Dreiser had close relations with the liberal thinkers and artistic avant-garde of the 1910s. He associated with leading political radicals like Max Eastman, Daniel DeLeon, and Floyd Dell; supported the birth-control movement of Margaret Sanger; befriended the anarchist Emma Goldman; and wrote for leftist journals such as The Masses, as well as for magazines with more purely aesthetic goals, like Seven Arts. Dreiser was eclectic in his interests, and although generally progressive in his social thought, he was too eccentric and independent a thinker to fit into any one ideological mode.

The 1925 work An American Tragedy by Theodore Dreiser, like London’s Martin Eden, explores the dangers of the American dream. Despite his awkward style, Dreiser, in An American Tragedy, displays crushing authority. Its precise details build up an overwhelming sense of tragic inevitability. The novel is a scathing portrait of the American success myth gone sour, but it is also a universal story about the stresses of urbanization, modernization, and alienation. Within it roam the romantic and dangerous fantasies of the dispossessed.

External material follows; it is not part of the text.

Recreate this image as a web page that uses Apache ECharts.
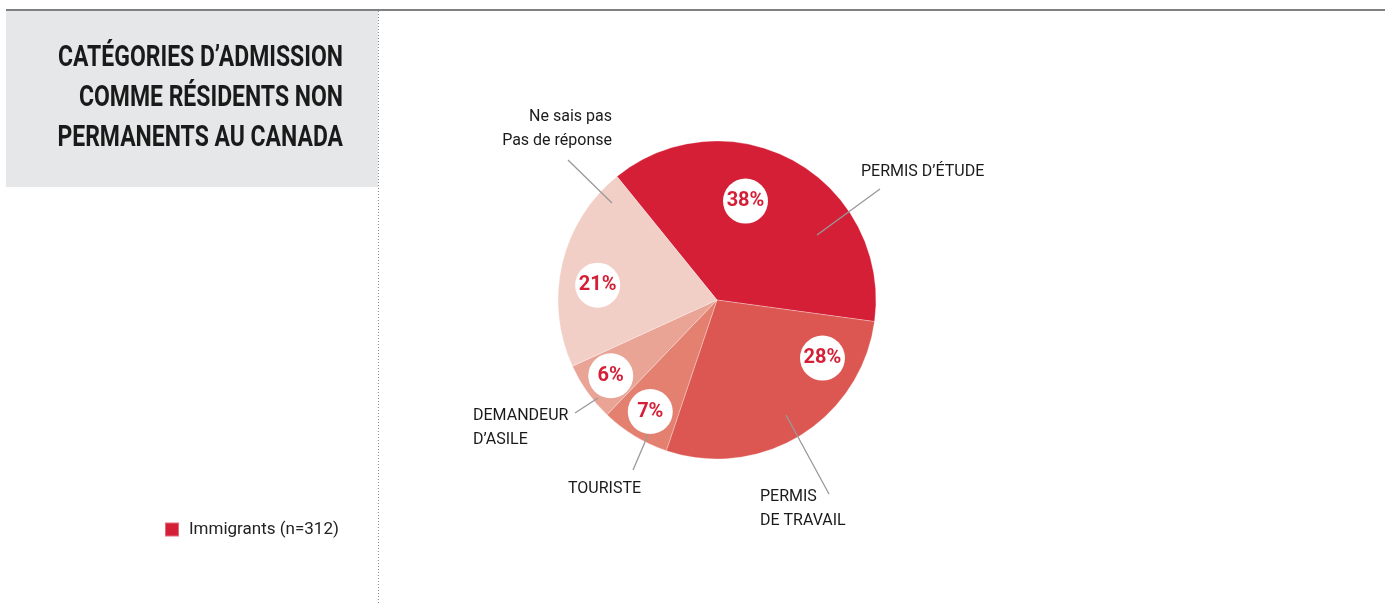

An American Tragedy is a reflection of the dissatisfaction, envy, and despair that afflicted many poor and working people in America’s competitive, success-driven society. As American industrial power soared, the glittering lives of the wealthy in newspapers and photographs sharply contrasted with the drab lives of ordinary farmers and city workers. The media fanned rising expectations and unreasonable desires. Such problems, common to modernizing nations, gave rise to muckraking journalism — penetrating investigative reporting that documented social problems and provided an important impetus to social reform.

Sister Carrie:

In the years since its inauspicious debut, however, Sister Carrie has come to be regarded as an American classic. Many call it the first modern American novel, a precursor to the works of Fitzgerald and Hemingway. It captures the exuberance and social transformation of turn-of-the-century America. Littered with the nation’s slang and its distinctive personalities, the novel traces the vagaries of fortune in the developing capitalist society. Simultaneously a tale of rags-to-riches and riches-to-rags, the novel confronts the reader with a vision of both the comic and the tragic aspects of American capitalism.

Sister Carrie tells the story of two characters: Carrie Meeber, an ordinary girl who rises from a low-paid wage earner to a high-paid actress, and George Hurstwood, a member of the upper middle class who falls from his comfortable lifestyle to a life on the streets. Neither Carrie nor Hurstwood earn their fates through virtue or vice, but rather through random circumstance. Their successes and failures have no moral value; this stance marks Sister Carrie as a departure from the conventional literature of the period.

Dreiser touches upon a wide range of themes and experiences in Sister Carrie, from grinding poverty to upper-middle class comfort. The novel dwells on the moment as it is experienced; the characters are plunged into the narrative without the reader being told much, if any, of their histories. Their identities are constantly subject to change, reflecting the modern American experience that had been ushered in by the developing capitalist economy. In the process of this development, thousands of rural Americans rushed to the cities to find jobs and to build themselves new lives and identities. Sister Carrie captures the excitement of that experience.